“Can you wonder, then, that Lord Howe didn’t acknowledge them? But I’m still sure he acted promptly. He’s a big enough friend of the sailor to waste no time before doing his turn.”

Ferens shook his head morosely.

“That may be,” he said; “but the petitions were sent weeks ago, and there’s no sign from Lord Howe. He was at Bath for gout. My idea is he referred them to the admiral commanding at Portsmouth, and was told that behind the whole thing is conspiracy—French socialism and English politics. I give you my word there’s no French agent in the fleet, and if there were, it wouldn’t have any effect. Our men’s grievances are not new. They’re as old as Cromwell.”

Suddenly a light of suspicion flashed into Ferens’s face.

“You’re with us, aren’t you? You see the wrongs we’ve suffered, and how bad it all is! Yet you haven’t been on a voyage with us. You’ve only tasted the life in harbour. Good God, this life is heaven to what we have at sea! We don’t mind the fightin’. We’d rather fight than eat.” An evil grin covered his face for a minute. “Yes, we’d rather fight than eat, for the stuff we get to eat is hell’s broil, God knows! Did you ever think what the life of the sailor is, that swings at the top of a mast with the frost freezin’ his very soul, and because he’s slow, owin’ to the cold, gets twenty lashes for not bein’ quicker? Well, I’ve seen that, and a bad sight it is. Did you ever see a man flogged? It ain’t a pretty sight. First the back takes the click of the whip like a damned washboard, and you see the ridges rise and go purple and red, and the man has his breath knocked clean out of him with every blow. Nearly every stroke takes off the skin and draws the blood, and a dozen will make the back a ditch of murder. Then the whipper stops, looks at the lashes, feels them tender like, and out and down it comes again. When all the back is ridged and scarred, the flesh, that looked clean and beautiful, becomes a bloody mass. Some men get a hundred lashes, and that’s torture and death.
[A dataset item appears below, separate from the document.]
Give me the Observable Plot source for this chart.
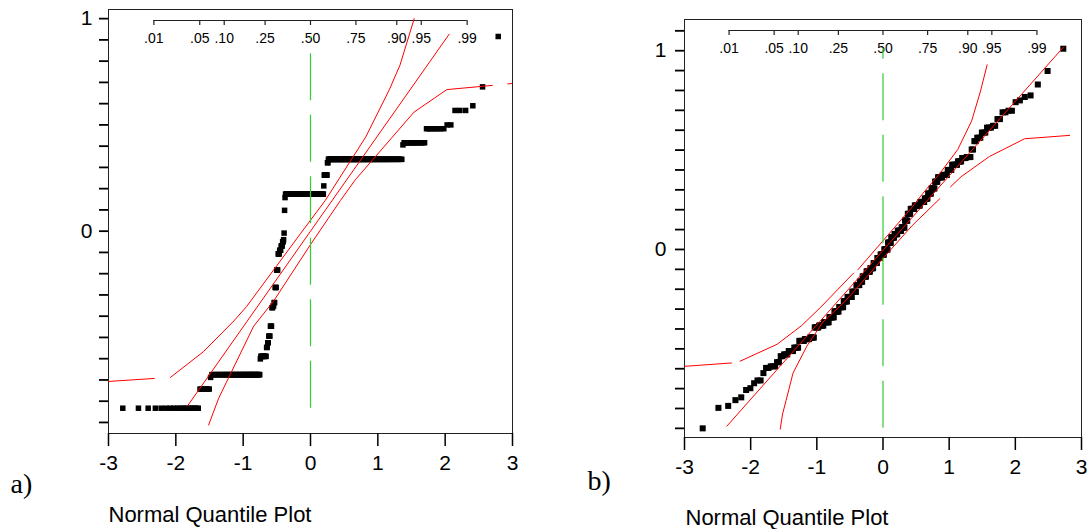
<!DOCTYPE html>
<html>
<head>
<meta charset="utf-8">
<script src="https://cdn.jsdelivr.net/npm/d3@7"></script>
<script src="https://cdn.jsdelivr.net/npm/@observablehq/plot@0.6"></script>
<style>
  html, body { margin: 0; padding: 0; background: #fff; }
  #wrap { position: relative; width: 1089px; height: 529px; overflow: hidden; }
  #pa { position: absolute; left: 0; top: 0; }
  #pb { position: absolute; left: 560px; top: 0; }
</style>
</head>
<body>
<div id="wrap"><div id="pa"></div><div id="pb"></div></div>
<script>
// ---------------- DATA ----------------
// Panel a: sorted sample, as distinct values with their counts
const levelsA = [-0.833, -0.743, -0.688, -0.675, -0.601, -0.589, -0.547, -0.525, -0.494, -0.447,
  -0.36, -0.352, -0.336, -0.265, -0.183, -0.107, -0.09, -0.07, -0.05, -0.04,
  -0.009, 0.098, 0.158, 0.174, 0.213, 0.264, 0.322, 0.338, 0.406, 0.416,
  0.482, 0.50, 0.568, 0.59, 0.679, 0.916];
const countsA = [18, 7, 1, 59, 1, 10, 2, 2, 3, 3,
  2, 2, 2, 3, 3, 3, 3, 3, 2, 1,
  1, 1, 1, 84, 1, 7, 2, 117, 1, 15,
  8, 2, 3, 1, 1, 1];

// Panel b: sorted sample, as values with their counts
const levelsB = [-0.90, -0.797, -0.787, -0.758, -0.744, -0.707, -0.698, -0.673, -0.659, -0.622,
  -0.596, -0.588, -0.567, -0.537, -0.528, -0.511, -0.494, -0.46, -0.451, -0.443,
  -0.392, -0.383, -0.366, -0.341, -0.312, -0.29, -0.261, -0.239, -0.213, -0.179,
  -0.162, -0.136, -0.111, -0.094, -0.068, -0.043, -0.026, 0, 0.034, 0.06,
  0.077, 0.094, 0.111, 0.145, 0.179, 0.204, 0.221, 0.239, 0.256, 0.281,
  0.307, 0.341, 0.363, 0.375, 0.40, 0.426, 0.443, 0.46, 0.465, 0.503,
  0.545, 0.562, 0.588, 0.613, 0.622, 0.656, 0.69, 0.698, 0.741, 0.75,
  0.767, 0.775, 0.83, 0.898, 1.01];
const countsB = [1, 1, 1, 1, 1, 1, 1, 1, 2, 1,
  2, 3, 2, 2, 3, 4, 4, 5, 5, 5,
  5, 6, 7, 7, 7, 7, 6, 8, 7, 6,
  5, 7, 7, 6, 7, 6, 7, 7, 6, 6,
  6, 7, 6, 5, 5, 7, 9, 7, 5, 5,
  5, 4, 6, 6, 5, 6, 4, 4, 4, 2,
  2, 3, 3, 3, 2, 2, 2, 2, 1, 1,
  1, 1, 1, 1, 1];

// Reference (fit) lines and confidence curves, [normal quantile, value]
const refA = [[-1.826, -0.822], [2.06, 0.927]];
const upperA = [
  [[-3.0, -0.707], [-2.32, -0.693]],
  [[-2.08, -0.688], [-1.59, -0.567], [-1.14, -0.423], [-0.95, -0.355], [-0.15, -0.012],
   [0.22, 0.145], [0.82, 0.443], [1.17, 0.665], [1.33, 0.782], [1.54, 1.0]]
];
const lowerA = [
  [[-1.513, -0.912], [-1.364, -0.786], [-0.844, -0.447], [-0.546, -0.328], [0.0, -0.063],
   [0.446, 0.145], [0.666, 0.242], [1.537, 0.56], [2.024, 0.666], [2.70, 0.686]],
  [[2.93, 0.693], [3.0, 0.695]]
];
const refB = [[-2.36, -0.889], [2.73, 1.019]];
const upperB = [
  [[-3.0, -0.588], [-2.29, -0.571]],
  [[-2.16, -0.562], [-1.60, -0.477], [-1.23, -0.383], [-0.94, -0.29], [-0.445, -0.119]],
  [[-0.38, -0.102], [-0.01, 0.04], [0.44, 0.213], [0.60, 0.281], [0.86, 0.383],
   [1.13, 0.503], [1.34, 0.647], [1.47, 0.792], [1.574, 0.929]]
];
const lowerB = [
  [[-1.553, -0.904], [-1.518, -0.828], [-1.465, -0.76], [-1.36, -0.622], [-1.15, -0.486],
   [-0.91, -0.366], [-0.57, -0.26], [0.0, -0.045], [0.44, 0.12], [0.86, 0.256]],
  [[1.02, 0.315], [1.18, 0.366], [1.61, 0.468], [2.14, 0.557], [2.82, 0.574]]
];

// Axis ticks and labels
const xTicks = [-3, -2, -1, 0, 1, 2, 3];
const yTicksA = [-0.9, -0.8, -0.7, -0.6, -0.5, -0.4, -0.3, -0.2, -0.1, 0, 0.1, 0.2, 0.3, 0.4, 0.5, 0.6, 0.7, 0.8, 0.9, 1];
const yTicksB = [-0.9, -0.8, -0.7, -0.6, -0.5, -0.4, -0.3, -0.2, -0.1, 0, 0.1, 0.2, 0.3, 0.4, 0.5, 0.6, 0.7, 0.8, 0.9, 1, 1.1];
const yLabeled = [0, 1];
const probTicks = [0.01, 0.05, 0.10, 0.25, 0.50, 0.75, 0.90, 0.95, 0.99];
const probLabels = [".01", ".05", ".10", ".25", ".50", ".75", ".90", ".95", ".99"];
const caption = "Normal Quantile Plot";

// ---------------- HELPERS ----------------
function qnorm(p) {
  const a = [-3.969683028665376e+01, 2.209460984245205e+02, -2.759285104469687e+02, 1.383577518672690e+02, -3.066479806614716e+01, 2.506628277459239e+00];
  const b = [-5.447609879822406e+01, 1.615858368580409e+02, -1.556989798598866e+02, 6.680131188771972e+01, -1.328068155288572e+01];
  const c = [-7.784894002430293e-03, -3.223964580411365e-01, -2.400758277161838e+00, -2.549732539343734e+00, 4.374664141464968e+00, 2.938163982698783e+00];
  const d = [7.784695709041462e-03, 3.224671290700398e-01, 2.445134137142996e+00, 3.754408661907416e+00];
  const plow = 0.02425, phigh = 1 - plow;
  let q, r;
  if (p < plow) {
    q = Math.sqrt(-2 * Math.log(p));
    return (((((c[0]*q+c[1])*q+c[2])*q+c[3])*q+c[4])*q+c[5]) / ((((d[0]*q+d[1])*q+d[2])*q+d[3])*q+1);
  }
  if (p > phigh) {
    q = Math.sqrt(-2 * Math.log(1 - p));
    return -(((((c[0]*q+c[1])*q+c[2])*q+c[3])*q+c[4])*q+c[5]) / ((((d[0]*q+d[1])*q+d[2])*q+d[3])*q+1);
  }
  q = p - 0.5; r = q * q;
  return (((((a[0]*r+a[1])*r+a[2])*r+a[3])*r+a[4])*r+a[5])*q / (((((b[0]*r+b[1])*r+b[2])*r+b[3])*r+b[4])*r+1);
}
function expand(levels, counts) {
  const out = [];
  levels.forEach((v, i) => { for (let k = 0; k < counts[i]; k++) out.push(v); });
  return out;
}
function quantilePoints(values) {
  const n = values.length;
  return values.map((v, i) => ({x: qnorm((i + 1) / (n + 1)), y: v}));
}
function segRows(groups, name) {
  const rows = [];
  groups.forEach((seg, s) => seg.forEach(([x, y]) => rows.push({x, y, seg: name + s})));
  return rows;
}

function panel(cfg) {
  const values = expand(cfg.levels, cfg.counts);
  const pts = quantilePoints(values);
  const lines = [
    ...segRows([cfg.ref], "ref"),
    ...segRows(cfg.upper, "up"),
    ...segRows(cfg.lower, "lo")
  ];
  const frameH = cfg.height - cfg.marginTop - cfg.marginBottom;
  const probQ = probTicks.map(qnorm);
  return Plot.plot({
    width: cfg.width,
    height: cfg.height,
    marginLeft: cfg.marginLeft,
    marginRight: cfg.marginRight,
    marginTop: cfg.marginTop,
    marginBottom: cfg.marginBottom,
    style: {fontFamily: "'Liberation Sans', Arial, sans-serif", fontSize: "21px", background: "white", overflow: "visible", color: "black"},
    x: {domain: [-3, 3], axis: null},
    y: {domain: cfg.yDomain, axis: null},
    marks: [
      Plot.frame({stroke: "#222", strokeWidth: 1}),
      // bottom axis
      Plot.axisX(xTicks, {anchor: "bottom", label: null, tickSize: 13, tickPadding: 9, fontSize: 21,
        strokeWidth: 1.5, tickFormat: d => String(d)}),
      // left axis
      Plot.axisY(cfg.yTicks, {anchor: "left", label: null, tickSize: 9, tickPadding: cfg.yPad, fontSize: 21,
        strokeWidth: 1.8, tickFormat: d => (yLabeled.includes(d) ? String(d) : "")}),
      // top probability axis (inside frame)
      Plot.ruleY([cfg.yDomain[1]], {x1: probQ[0], x2: probQ[probQ.length - 1], dy: 11, stroke: "#222", strokeWidth: 1.2}),
      Plot.ruleX(probQ, {x: d => d, insetTop: 11, insetBottom: frameH - 16, stroke: "#222", strokeWidth: 1.2}),
      Plot.text(probQ, {x: d => d, frameAnchor: "top", dy: cfg.probDy, lineAnchor: "top",
        text: (d, i) => probLabels[i], fontSize: 14}),
      // points
      Plot.dot(pts, {x: "x", y: "y", symbol: "square", r: cfg.r, fill: "black", stroke: null}),
      // fit line and confidence curves
      Plot.line(lines, {x: "x", y: "y", z: "seg", stroke: "#ff0000", strokeWidth: 1, clip: true}),
      // median dashed line
      Plot.ruleX([qnorm(0.5)], {y1: d3.min(values), y2: d3.max(values), stroke: "#33cc33",
        strokeWidth: 1.2, strokeDasharray: "47,14.5"}),
      // panel letter and caption
      Plot.text([cfg.letter], {text: d => d, frameAnchor: "bottom-left", dx: cfg.letterDx, dy: cfg.letterDy,
        textAnchor: "start", lineAnchor: "bottom", fontFamily: "'Liberation Serif', 'Times New Roman', serif", fontSize: 28}),
      Plot.text([caption], {text: d => d, frameAnchor: "bottom-left", dx: cfg.capDx, dy: cfg.capDy,
        textAnchor: "start", lineAnchor: "bottom", fontSize: 22})
    ]
  });
}

document.getElementById("pa").append(panel({
  levels: levelsA, counts: countsA, ref: refA, upper: upperA, lower: lowerA,
  width: 540, height: 529, marginLeft: 108, marginRight: 28, marginTop: 9, marginBottom: 96,
  yDomain: [-0.952, 1.043], yTicks: yTicksA, yPad: 7, probDy: 24, r: 3.1,
  letter: "a)", letterDx: -98, letterDy: 59, capDx: 0, capDy: 88
}));
document.getElementById("pb").append(panel({
  levels: levelsB, counts: countsB, ref: refB, upper: upperB, lower: lowerB,
  width: 529, height: 529, marginLeft: 124, marginRight: 8, marginTop: 19, marginBottom: 92,
  yDomain: [-0.946, 1.157], yTicks: yTicksB, yPad: 9, probDy: 24, r: 3.4,
  letter: "b)", letterDx: -97, letterDy: 52, capDx: 1, capDy: 87
}));
</script>
</body>
</html>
“A man I knew was flogged told me once that the first blow made his flesh quiver in every nerve from his toe-nails to his finger-nails, and stung his heart as if a knife had gone through his body. There was agony in his lungs, and the time between each stroke was terrible, and yet the next came too soon. He choked with the blood from his tongue, lacerated with his teeth, and from his lungs, and went black in the face. I saw his back. It looked like roasted meat; yet he had only had eighty strokes.

“The punishments are bad. Runnin’ the gauntlet is one of them. Each member of the crew is armed with three tarry rope-yarns, knotted at the ends. Then between the master-at-arms with a drawn sword and two corporals with drawn swords behind, the thief, stripped to the waist, is placed. The thing is started by a boatswain’s mate givin’ him a dozen lashes. Then he’s slowly marched down the double line of men, who flog him as he passes, and at the end of the line he receives another dose of the cat from the boatswain’s mate. The poor devil’s body and head are flayed, and he’s sent to hospital and rubbed with brine till he’s healed.

“But the most horrible of all is flogging through the fleet. That’s given for strikin’ an officer, or tryin’ to escape. It’s a sickenin’ thing. The victim is lashed by his wrists to a capstan-bar in the ship’s long-boat, and all the ship’s boats are lowered also, and each ship in harbour sends a boat manned by marines to attend. Then, with the master-at-arms and the ship’s surgeon, the boat is cast off. The boatswain’s mate begins the floggin’, and the boat rows away to the half-minute bell, the drummer beatin’ the rogue’s march. From ship to ship the long-boat goes, and the punishment of floggin’ is repeated. If he faints, he gets wine or rum, or is taken back to his ship to recover. When his back is healed he goes out to get the rest of his sentence. Very few ever live through it, or if they do it’s only for a short time. They’d better have taken the hangin’ that was the alternative. Even a corpse with its back bare of flesh to the bone has received the last lashes of a sentence, and was then buried in the mud of the shore with no religious ceremony.

“Mind you, there’s many a man gets fifty lashes that don’t deserve them. There’s many men in the fleet that’s stirred to anger at ill-treatment, until now, in these days, the whole lot is ready to see the thing through—to see the thing through—by heaven and by hell!”

The pockmarked face had taken on an almost ghastly fervour, until it looked like a distorted cartoon-vindictive, fanatical; but Dyck, on the edge of the river of tragedy, was not ready to lose himself in the stream of it.